*** Data block
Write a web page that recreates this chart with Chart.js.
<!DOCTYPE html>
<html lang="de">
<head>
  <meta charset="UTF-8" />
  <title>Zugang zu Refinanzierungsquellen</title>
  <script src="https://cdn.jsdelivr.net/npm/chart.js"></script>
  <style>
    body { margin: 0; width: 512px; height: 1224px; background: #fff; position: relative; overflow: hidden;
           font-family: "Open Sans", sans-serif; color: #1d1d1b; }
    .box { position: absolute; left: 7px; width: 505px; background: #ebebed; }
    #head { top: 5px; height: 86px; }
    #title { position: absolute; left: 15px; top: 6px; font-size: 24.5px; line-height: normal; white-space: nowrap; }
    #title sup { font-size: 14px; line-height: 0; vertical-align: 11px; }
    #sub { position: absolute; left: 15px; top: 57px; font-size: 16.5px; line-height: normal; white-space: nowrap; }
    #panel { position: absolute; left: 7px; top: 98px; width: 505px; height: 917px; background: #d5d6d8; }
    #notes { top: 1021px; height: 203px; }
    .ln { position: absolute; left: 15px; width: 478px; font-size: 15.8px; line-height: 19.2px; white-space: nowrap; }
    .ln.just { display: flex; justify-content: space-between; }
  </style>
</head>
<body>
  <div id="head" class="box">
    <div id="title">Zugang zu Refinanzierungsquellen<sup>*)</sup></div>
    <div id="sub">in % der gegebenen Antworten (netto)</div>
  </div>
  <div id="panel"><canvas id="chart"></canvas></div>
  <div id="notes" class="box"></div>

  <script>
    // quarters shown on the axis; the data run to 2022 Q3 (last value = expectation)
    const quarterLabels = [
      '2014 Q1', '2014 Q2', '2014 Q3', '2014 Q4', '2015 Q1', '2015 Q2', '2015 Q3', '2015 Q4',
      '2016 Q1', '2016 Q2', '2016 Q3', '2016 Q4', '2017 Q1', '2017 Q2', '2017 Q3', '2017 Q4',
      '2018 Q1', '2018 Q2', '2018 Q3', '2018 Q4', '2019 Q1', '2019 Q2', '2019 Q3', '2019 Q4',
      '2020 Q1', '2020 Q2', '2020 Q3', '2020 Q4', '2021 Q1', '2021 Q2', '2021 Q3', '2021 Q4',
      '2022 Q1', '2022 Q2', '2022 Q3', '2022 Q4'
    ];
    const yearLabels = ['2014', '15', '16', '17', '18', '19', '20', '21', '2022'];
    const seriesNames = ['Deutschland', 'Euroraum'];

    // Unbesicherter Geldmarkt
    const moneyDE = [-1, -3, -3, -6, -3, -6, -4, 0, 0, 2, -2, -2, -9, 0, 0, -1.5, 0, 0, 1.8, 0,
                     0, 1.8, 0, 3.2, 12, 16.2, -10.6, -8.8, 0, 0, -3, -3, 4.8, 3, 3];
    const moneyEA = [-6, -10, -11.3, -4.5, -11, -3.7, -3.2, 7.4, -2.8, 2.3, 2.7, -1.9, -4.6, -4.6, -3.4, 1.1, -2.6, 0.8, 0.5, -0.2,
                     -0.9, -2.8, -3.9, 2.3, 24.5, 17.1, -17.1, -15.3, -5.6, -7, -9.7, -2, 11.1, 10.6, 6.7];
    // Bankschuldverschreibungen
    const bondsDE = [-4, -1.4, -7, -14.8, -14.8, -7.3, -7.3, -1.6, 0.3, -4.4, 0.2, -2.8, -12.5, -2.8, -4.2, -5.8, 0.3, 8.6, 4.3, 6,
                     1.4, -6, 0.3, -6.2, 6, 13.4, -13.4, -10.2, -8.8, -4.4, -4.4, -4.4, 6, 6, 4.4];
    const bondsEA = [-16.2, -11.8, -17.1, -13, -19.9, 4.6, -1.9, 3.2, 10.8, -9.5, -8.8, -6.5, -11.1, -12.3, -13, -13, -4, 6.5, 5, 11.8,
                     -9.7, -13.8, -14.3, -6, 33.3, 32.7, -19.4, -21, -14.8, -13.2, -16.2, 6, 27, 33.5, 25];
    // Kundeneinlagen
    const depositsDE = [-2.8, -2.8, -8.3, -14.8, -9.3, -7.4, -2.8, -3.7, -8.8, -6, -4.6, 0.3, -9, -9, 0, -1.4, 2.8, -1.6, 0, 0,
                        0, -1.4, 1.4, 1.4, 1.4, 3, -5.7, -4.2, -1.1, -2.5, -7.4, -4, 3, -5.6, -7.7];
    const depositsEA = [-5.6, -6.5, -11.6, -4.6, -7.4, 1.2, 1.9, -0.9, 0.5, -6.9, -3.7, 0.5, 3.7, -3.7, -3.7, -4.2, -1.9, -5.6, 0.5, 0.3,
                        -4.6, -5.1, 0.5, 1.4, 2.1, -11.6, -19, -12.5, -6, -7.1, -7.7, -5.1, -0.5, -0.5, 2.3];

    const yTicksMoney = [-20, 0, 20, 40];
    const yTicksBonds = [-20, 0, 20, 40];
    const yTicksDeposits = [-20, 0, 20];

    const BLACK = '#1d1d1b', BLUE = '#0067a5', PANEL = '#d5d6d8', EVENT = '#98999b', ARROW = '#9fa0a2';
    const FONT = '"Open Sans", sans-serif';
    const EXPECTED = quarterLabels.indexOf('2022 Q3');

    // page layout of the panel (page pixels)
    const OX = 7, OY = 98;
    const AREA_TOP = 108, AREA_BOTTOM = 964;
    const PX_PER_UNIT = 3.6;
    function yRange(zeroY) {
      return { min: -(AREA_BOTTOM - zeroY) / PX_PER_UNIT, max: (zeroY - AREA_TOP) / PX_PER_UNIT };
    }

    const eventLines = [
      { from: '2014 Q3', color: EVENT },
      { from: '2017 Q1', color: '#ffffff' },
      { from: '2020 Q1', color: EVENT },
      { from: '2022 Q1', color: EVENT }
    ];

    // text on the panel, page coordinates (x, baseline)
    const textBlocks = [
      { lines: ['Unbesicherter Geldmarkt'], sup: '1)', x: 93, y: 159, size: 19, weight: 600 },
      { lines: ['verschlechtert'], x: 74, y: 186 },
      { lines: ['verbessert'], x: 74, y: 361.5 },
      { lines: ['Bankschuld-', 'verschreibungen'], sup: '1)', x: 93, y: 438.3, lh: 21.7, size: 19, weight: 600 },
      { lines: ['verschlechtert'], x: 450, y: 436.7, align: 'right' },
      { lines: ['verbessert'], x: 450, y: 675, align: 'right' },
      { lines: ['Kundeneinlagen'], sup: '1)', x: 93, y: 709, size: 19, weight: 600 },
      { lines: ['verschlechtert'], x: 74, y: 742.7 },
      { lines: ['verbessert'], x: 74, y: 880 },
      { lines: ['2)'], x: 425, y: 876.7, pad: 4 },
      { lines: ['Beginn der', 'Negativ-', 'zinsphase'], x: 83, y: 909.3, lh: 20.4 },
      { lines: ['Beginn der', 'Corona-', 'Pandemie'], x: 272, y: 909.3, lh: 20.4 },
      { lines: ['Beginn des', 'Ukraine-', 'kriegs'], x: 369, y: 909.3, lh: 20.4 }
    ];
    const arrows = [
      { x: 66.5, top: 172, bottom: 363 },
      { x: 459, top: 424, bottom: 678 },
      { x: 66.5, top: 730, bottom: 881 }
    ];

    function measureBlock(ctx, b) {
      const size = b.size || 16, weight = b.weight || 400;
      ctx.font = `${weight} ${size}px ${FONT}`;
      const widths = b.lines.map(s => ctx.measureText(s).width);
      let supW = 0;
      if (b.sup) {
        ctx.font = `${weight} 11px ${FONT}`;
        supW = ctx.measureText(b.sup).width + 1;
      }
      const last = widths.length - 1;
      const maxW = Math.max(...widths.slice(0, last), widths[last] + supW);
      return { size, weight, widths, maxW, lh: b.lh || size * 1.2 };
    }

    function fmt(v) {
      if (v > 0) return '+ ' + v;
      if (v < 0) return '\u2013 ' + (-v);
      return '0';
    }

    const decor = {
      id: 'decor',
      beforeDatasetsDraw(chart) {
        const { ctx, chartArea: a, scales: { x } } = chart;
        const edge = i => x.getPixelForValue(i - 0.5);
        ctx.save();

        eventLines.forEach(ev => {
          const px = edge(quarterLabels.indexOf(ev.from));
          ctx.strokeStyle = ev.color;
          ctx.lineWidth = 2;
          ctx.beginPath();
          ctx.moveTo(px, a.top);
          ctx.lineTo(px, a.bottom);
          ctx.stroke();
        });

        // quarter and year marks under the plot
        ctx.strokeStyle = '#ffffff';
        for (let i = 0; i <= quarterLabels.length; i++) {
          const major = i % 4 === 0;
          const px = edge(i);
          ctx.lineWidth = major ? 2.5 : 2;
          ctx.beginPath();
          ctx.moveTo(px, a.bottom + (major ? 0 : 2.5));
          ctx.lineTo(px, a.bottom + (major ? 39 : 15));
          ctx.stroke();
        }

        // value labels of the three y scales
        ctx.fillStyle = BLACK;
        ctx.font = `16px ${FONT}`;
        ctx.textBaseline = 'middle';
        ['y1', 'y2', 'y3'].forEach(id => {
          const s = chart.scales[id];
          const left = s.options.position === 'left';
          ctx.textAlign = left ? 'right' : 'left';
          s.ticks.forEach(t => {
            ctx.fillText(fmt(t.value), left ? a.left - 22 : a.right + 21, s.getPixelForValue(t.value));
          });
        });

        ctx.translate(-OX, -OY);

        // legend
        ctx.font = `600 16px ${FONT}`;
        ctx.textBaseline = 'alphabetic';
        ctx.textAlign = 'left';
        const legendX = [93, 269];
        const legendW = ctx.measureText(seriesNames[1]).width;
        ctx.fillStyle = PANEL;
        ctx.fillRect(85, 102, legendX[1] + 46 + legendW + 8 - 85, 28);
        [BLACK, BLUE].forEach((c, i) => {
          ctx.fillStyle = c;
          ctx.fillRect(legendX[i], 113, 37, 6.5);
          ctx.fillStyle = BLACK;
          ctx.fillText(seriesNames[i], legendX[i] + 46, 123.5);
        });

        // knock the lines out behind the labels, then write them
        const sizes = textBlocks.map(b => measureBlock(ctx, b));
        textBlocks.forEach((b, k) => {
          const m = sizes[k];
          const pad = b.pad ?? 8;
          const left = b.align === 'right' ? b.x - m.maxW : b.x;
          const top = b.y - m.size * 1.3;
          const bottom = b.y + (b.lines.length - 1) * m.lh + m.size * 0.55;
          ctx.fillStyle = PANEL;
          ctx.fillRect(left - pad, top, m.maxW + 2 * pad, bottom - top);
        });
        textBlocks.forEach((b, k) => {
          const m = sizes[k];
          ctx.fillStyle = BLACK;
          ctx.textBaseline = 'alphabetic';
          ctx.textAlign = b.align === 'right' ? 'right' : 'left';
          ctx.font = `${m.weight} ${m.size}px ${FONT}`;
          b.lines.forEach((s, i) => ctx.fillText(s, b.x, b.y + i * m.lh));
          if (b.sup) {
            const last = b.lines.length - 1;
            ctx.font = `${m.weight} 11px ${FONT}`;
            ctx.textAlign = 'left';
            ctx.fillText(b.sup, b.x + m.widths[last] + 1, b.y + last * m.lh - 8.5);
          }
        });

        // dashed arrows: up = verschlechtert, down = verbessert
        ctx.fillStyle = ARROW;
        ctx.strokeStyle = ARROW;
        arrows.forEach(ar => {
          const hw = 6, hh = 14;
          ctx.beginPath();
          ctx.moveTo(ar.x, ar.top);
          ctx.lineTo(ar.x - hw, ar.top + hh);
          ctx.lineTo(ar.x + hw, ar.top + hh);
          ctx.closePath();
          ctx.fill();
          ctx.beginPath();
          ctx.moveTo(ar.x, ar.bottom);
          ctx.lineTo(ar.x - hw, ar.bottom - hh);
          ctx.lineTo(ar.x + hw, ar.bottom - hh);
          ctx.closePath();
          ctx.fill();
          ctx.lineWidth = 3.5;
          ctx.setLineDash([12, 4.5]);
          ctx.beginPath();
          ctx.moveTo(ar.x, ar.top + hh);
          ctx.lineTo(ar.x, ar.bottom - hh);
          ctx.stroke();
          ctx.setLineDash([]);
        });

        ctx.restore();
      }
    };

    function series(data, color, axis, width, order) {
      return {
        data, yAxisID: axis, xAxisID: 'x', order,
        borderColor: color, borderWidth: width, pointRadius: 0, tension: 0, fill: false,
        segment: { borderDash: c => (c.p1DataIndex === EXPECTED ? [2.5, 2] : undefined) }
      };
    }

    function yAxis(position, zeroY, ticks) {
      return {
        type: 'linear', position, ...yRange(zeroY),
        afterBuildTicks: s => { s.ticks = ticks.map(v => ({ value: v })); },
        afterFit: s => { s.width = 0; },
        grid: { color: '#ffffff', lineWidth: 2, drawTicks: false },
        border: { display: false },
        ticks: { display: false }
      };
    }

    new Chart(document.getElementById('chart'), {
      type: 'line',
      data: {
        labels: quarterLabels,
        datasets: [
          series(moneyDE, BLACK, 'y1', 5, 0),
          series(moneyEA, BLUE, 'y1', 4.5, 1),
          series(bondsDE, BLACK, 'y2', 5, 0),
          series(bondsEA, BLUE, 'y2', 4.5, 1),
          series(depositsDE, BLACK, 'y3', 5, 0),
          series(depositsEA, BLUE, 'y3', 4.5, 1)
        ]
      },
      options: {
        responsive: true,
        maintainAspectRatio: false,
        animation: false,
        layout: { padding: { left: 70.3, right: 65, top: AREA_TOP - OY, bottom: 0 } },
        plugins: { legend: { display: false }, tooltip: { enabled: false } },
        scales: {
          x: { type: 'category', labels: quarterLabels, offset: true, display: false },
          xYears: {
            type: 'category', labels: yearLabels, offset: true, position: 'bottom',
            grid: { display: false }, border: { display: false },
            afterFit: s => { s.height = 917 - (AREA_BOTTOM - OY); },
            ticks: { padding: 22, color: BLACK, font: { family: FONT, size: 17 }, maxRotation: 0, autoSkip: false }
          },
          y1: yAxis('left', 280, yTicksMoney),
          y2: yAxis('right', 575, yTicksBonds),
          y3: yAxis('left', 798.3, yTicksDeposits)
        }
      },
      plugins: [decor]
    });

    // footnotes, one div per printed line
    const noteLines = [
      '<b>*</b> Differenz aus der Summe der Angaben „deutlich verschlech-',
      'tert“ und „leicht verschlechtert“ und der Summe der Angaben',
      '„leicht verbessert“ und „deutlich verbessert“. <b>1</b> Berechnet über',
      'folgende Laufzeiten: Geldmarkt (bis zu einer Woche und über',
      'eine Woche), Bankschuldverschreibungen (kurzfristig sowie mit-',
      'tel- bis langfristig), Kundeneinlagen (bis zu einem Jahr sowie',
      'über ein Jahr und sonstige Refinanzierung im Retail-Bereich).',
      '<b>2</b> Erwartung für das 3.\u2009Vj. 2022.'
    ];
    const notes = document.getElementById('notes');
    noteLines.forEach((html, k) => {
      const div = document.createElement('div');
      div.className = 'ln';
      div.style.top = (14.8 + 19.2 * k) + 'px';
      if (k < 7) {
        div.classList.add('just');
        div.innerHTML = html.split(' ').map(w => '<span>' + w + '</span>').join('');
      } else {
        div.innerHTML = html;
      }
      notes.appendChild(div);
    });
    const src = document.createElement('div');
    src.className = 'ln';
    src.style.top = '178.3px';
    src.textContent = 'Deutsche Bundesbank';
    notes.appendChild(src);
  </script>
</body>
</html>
******
- Description of the task:
Each line that contains the word "page" counts toward the total; give only that total.

- Final result:
3